タイムアップの理由はこのエンジン性能もさることながら、大幅にアップデートされたシャシー性能に依るところも大きい。フロントアクスルは911RSR譲りとなるダブルウィッシュボーン式。リヤは911カレラ系と同じマルチリンクながらも、ロワウィッシュボーンにボールジョイントを追加して精度を高めている。もちろん、リヤアクスルステアシステムも搭載して、高速走行時のスタビリティを確保し、低速時の旋回性能を高めている。
奇を衒わずスポーツカーの基本を愚直に追及
ボンネットとリヤウイング、スポイラーなどはすべてCFRP製としたほか、すべてのウインドウ類は軽量ガラスに。380mmから408mmに拡大されたにも関わらず17%も軽くなったというフロントブレーキや、前後20インチの鍛造ホイールなど、軽量化に抜かりはない。結果として6速MTモデルで1418kg、7速PDKモデルで1435kgに。先代よりも若干ボディサイズが拡大されたものの、重量は軽くなっている。

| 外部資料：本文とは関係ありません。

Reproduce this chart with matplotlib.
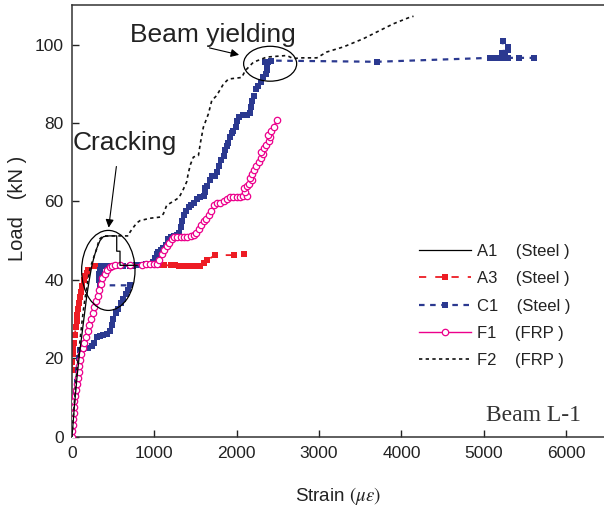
import matplotlib
matplotlib.use('Agg')
import matplotlib.pyplot as plt
from matplotlib.patches import Ellipse

plt.rcParams['font.family'] = ['Liberation Sans', 'DejaVu Sans']
plt.rcParams['mathtext.fontset'] = 'stix'

#%% data (strain in micro-strain, load in kN)
a1_strain = [0, 30, 60, 90, 120, 150, 180, 210, 240, 270, 300, 340, 380, 450, 543, 543, 583, 583, 790]
a1_load = [0, 8, 15, 21, 26, 31, 36, 40, 43.5, 46, 48, 50, 51, 51.2, 51.2, 47.3, 47.3, 43.7, 43.7]

a3_strain = [0, 5, 10, 15, 25, 35, 45, 55, 65, 75, 85, 95, 110, 125, 140, 160, 180, 198,
             280, 330, 380, 450, 550, 700, 900, 1050, 1120, 1200, 1250, 1300, 1350, 1400,
             1450, 1500, 1550, 1600, 1636, 1742, 1965, 2087]
a3_load = [17, 19, 21, 22.5, 24, 26, 28, 29.5, 31, 32.5, 34, 35.5, 37, 38.5, 40, 41, 41.8, 42.4,
           43.4, 43.5, 43.6, 43.6, 43.6, 43.6, 43.7, 43.7, 43.7, 43.7, 43.7, 43.6, 43.5, 43.5,
           43.4, 43.4, 43.5, 44.3, 45, 46.3, 46.3, 46.7]

c1_strain = [0, 15, 30, 45, 60, 75, 90, 100, 130, 160, 200, 240, 270, 300, 340, 380, 420, 460,
             480, 500, 530, 560, 590, 620, 650, 680, 700,
             340, 330, 330, 340, 350, 380, 420, 540, 580, 620, 700, 740, 780, 820, 860, 900,
             940, 980, 1010, 1030, 1050, 1080, 1110, 1140, 1170, 1200, 1240, 1270, 1300, 1320,
             1340, 1360, 1390, 1420, 1450, 1480, 1520, 1560, 1600, 1620, 1610, 1640, 1670, 1700,
             1740, 1760, 1780, 1810, 1840, 1860, 1880, 1900, 1920, 1940, 1960, 1990, 2000, 2030,
             2080, 2130, 2160, 2170, 2190, 2210, 2240, 2260, 2290, 2320, 2350, 2365, 2365, 2340,
             2380, 2420, 3700, 5080, 5150, 5200, 5220, 5260, 5290, 5290, 5228, 5250, 5300, 5423, 5605]
c1_load = [0, 4, 8, 11, 14, 17, 20, 22, 22.3, 22.5, 22.7, 23, 24, 25.5, 25.8, 26, 26.3, 27,
           28.5, 30, 31.5, 32.5, 34, 35, 36.5, 37.5, 38.6,
           38.6, 40, 41.5, 42.5, 43.5, 43.6, 43.6, 43.6, 43.6, 43.6, 43.6, 43.6, 43.7, 43.7, 43.8, 44,
           44, 44.5, 45.5, 46.5, 47.2, 47.5, 48, 49, 50.5, 51, 51.2, 51.5, 52, 53.5,
           55, 56.5, 57.5, 58.5, 59, 59.5, 60.5, 61, 61.5, 62.5, 63.5, 64, 65.5, 66.5,
           66.5, 67.5, 69, 70.5, 71.5, 73, 74, 75, 76.5, 77.5, 78, 79, 80.5, 81.5,
           82, 82, 82.5, 84, 85.5, 87, 88.7, 89.5, 90.5, 91.7, 92.5, 93.5, 95, 95.5,
           95.5, 95.9, 95.6, 96.6, 96.6, 96.6, 97.8, 97.8, 98.5, 99.3, 100.8, 96.6, 96.6, 96.6, 96.6]

f1_strain = [0, 5, 10, 15, 20, 25, 30, 40, 50, 60, 70, 80, 90, 100, 115, 130, 150, 170, 190,
             210, 230, 250, 270, 290, 310, 330, 350, 370, 400, 430, 460, 490, 520, 583, 700,
             850, 900, 950, 1000, 1030, 1060, 1090, 1120, 1150, 1180, 1210, 1240, 1280, 1320,
             1360, 1400, 1440, 1480, 1510, 1540, 1570, 1600, 1630, 1660, 1690, 1720, 1760, 1800,
             1840, 1880, 1920, 1960, 2000, 2040, 2080, 2120, 2100, 2090, 2120, 2150, 2180, 2160,
             2190, 2210, 2240, 2270, 2300, 2320, 2300, 2330, 2360, 2390, 2400, 2380, 2420, 2450, 2487]
f1_load = [0, 1.5, 3, 4.5, 6, 7.5, 9, 10.5, 12, 13.5, 15, 16.5, 18, 19.5, 21, 22.5, 24, 25.5, 27,
           28.5, 30, 31.5, 33, 34.5, 36, 37.5, 39, 40.5, 41.5, 42.5, 43.2, 43.6, 43.7, 43.7, 43.8,
           43.9, 44, 44, 44, 44, 45, 46.5, 47.5, 48.5, 49.5, 50.5, 51, 51, 51,
           51, 51, 51.2, 51.5, 52, 53, 54, 55, 55.5, 56.5, 57.5, 59, 59.5, 59.5,
           60, 60.5, 61, 61, 61.2, 61.2, 61.3, 61.5, 62.5, 63.5, 64, 64.5, 65.5, 66,
           67, 68, 69, 70, 71, 72, 72.5, 73.5, 74.5, 75.5, 76.5, 77, 78, 79, 80.8]

f2_strain = [0, 20, 40, 60, 80, 100, 120, 140, 160, 180, 198, 219, 240, 259, 280, 300, 320, 340,
             381, 450, 550, 684, 705, 750, 786, 826, 948, 1028, 1070, 1109, 1150, 1251, 1300,
             1350, 1393, 1413, 1440, 1474, 1535, 1560, 1595, 1656, 1697, 1757, 1838, 1900, 2062,
             2102, 2203, 2365, 2608, 2689, 2770, 2973, 3094, 3297, 3540, 3702, 3904, 4107, 4147]
f2_load = [0, 6, 12, 17, 21, 25, 29, 32.5, 35.5, 38, 40.3, 42.9, 44.2, 45.4, 46.7, 47.9, 49.5, 50.5,
           51.2, 51.2, 51.2, 51.2, 52.2, 53.5, 54.5, 55.1, 55.7, 55.9, 56, 56.8, 59, 60.3, 61,
           63, 65, 67.3, 69.5, 71.3, 71.7, 75, 78.9, 82.3, 85.7, 87, 89.9, 91.2, 91.6,
           93.3, 95.5, 96.8, 97.2, 96.4, 96.6, 96.6, 98.1, 99.4, 101.5, 103.2, 105.3, 107, 107.2]

x_ticks = [0, 1000, 2000, 3000, 4000, 5000, 6000]
y_ticks = [0, 20, 40, 60, 80, 100]

#%% colours
blue = '#2b3990'
red = '#ed1c24'
magenta = '#ec008c'
ink = '#222222'

fig = plt.figure(figsize=(6.04, 5.11), dpi=100)
ax = fig.add_axes([72 / 604, 74.3 / 511, 532 / 604, 431.4 / 511])

ax.plot(a3_strain, a3_load, color=red, lw=1.3, dashes=(4, 5), marker='s', ms=4.5, mew=0,
        label='A3    (Steel )', zorder=2)
ax.plot(c1_strain, c1_load, color=blue, lw=1.6, dashes=(2.5, 2.5), marker='s', ms=5, mew=0,
        label='C1    (Steel )', zorder=3)
ax.plot(f1_strain, f1_load, color=magenta, lw=1.0, marker='o', ms=4.6, mfc='white', mew=0.9,
        label='F1    (FRP )', zorder=4)
ax.plot(a1_strain, a1_load, color='black', lw=0.9, label='A1    (Steel )', zorder=5)
ax.plot(f2_strain, f2_load, color='#111111', lw=1.2, dashes=(2, 2), label='F2    (FRP )', zorder=5)

ax.set_xlim(0, 6460)
ax.set_ylim(0, 110)
ax.set_xticks(x_ticks)
ax.set_yticks(y_ticks)
ax.tick_params(direction='in', length=5, width=1, colors=ink, labelsize=12.5, pad=7)
ax.tick_params(axis='y', pad=6)
for side in ['left', 'bottom', 'top']:
    ax.spines[side].set_color('#333333')
    ax.spines[side].set_linewidth(1.1)
ax.spines['right'].set_visible(False)

ax.set_xlabel(r'Strain $(\mu\varepsilon)$', fontsize=13.5, color=ink)
ax.xaxis.set_label_coords(0.5, -0.112)
ax.set_ylabel('Load   (kN )', fontsize=14.5, color=ink)
ax.yaxis.set_label_coords(-0.085, 0.53)

# annotations
ax.add_patch(Ellipse((441, 42.4), 648, 20.4, fill=False, ec='black', lw=0.9, zorder=6))
ax.add_patch(Ellipse((2406, 95.1), 644, 8.9, fill=False, ec='black', lw=0.9, zorder=6))
ax.text(12, 75, 'Cracking', fontsize=19, color=ink, ha='left', va='center')
ax.text(705, 102.5, 'Beam yielding', fontsize=19, color=ink, ha='left', va='center')
ax.annotate('', xy=(441, 52.6), xytext=(543, 69.6),
            arrowprops=dict(arrowstyle='-|>', color='black', lw=0.8, mutation_scale=12))
ax.annotate('', xy=(2062, 97.2), xytext=(1636, 99.3),
            arrowprops=dict(arrowstyle='-|>', color='black', lw=0.8, mutation_scale=12))
ax.text(5600, 5.5, 'Beam L-1', fontsize=17, color='#333333', family='Liberation Serif',
        ha='center', va='center')

# legend in the order of the reference
handles, labels = ax.get_legend_handles_labels()
order = [3, 0, 1, 2, 4]
leg = ax.legend([handles[i] for i in order], [labels[i] for i in order],
                loc='upper left', bbox_to_anchor=(419 / 604, 1 - 244 / 511),
                bbox_transform=fig.transFigure, frameon=False, fontsize=12,
                handlelength=3.1, handletextpad=0.4, labelspacing=0.74,
                borderpad=0, borderaxespad=0)
for t in leg.get_texts():
    t.set_color(ink)

fig.savefig('out.png', dpi=100)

その上でエアロダイナミクス性能も抜群だ。スワンネックタイプのリヤウイングは最大で160kgものダウンフォース量を持って車体を路面にへばりつかせる。さらに前後のディフューザーやリップスポイラーなどの相互作用により、最大ダウンフォース量は先代モデルの4倍に到達したという。
地道な軽量化とエアロダイナミクス性能などの技術は、純レーシングカーである911RSRやカップカーのノウハウを活かしたもの。ポルシェモータースポーツセンターが手がける、レーシングカー直系ロードカーという側面がより色濃くなった印象を受ける。
6速マニュアルトランスミッションも用意
それでもなお、速さがすべてというレーシングカーの世界とは違って、トラディショナルな3ペダルの6速MTを残していたり、また先のスワンネックリヤウイングを廃して内装の意匠を違えたツーリングパッケージを用意したり。冷徹なサーキットアタッカーではなく、限界まで攻めずともドライビングを楽しめるような選択肢が残されていることを歓迎したい。
911 GT3に添えられたキャッチコピーは「Carpe secundum(その瞬間を生きろ)」だった。1秒を最大限に活用する(タイムを詰める)ことをずっと貫いてきたGT3らしい言葉だと思う。同時に、純粋な内燃機関が終焉へ向かいつつある今こそ、その集大成と言えるGT3と共に過ごす1秒を大事にすべきだ、という我々に対するメッセージなのかもしれない。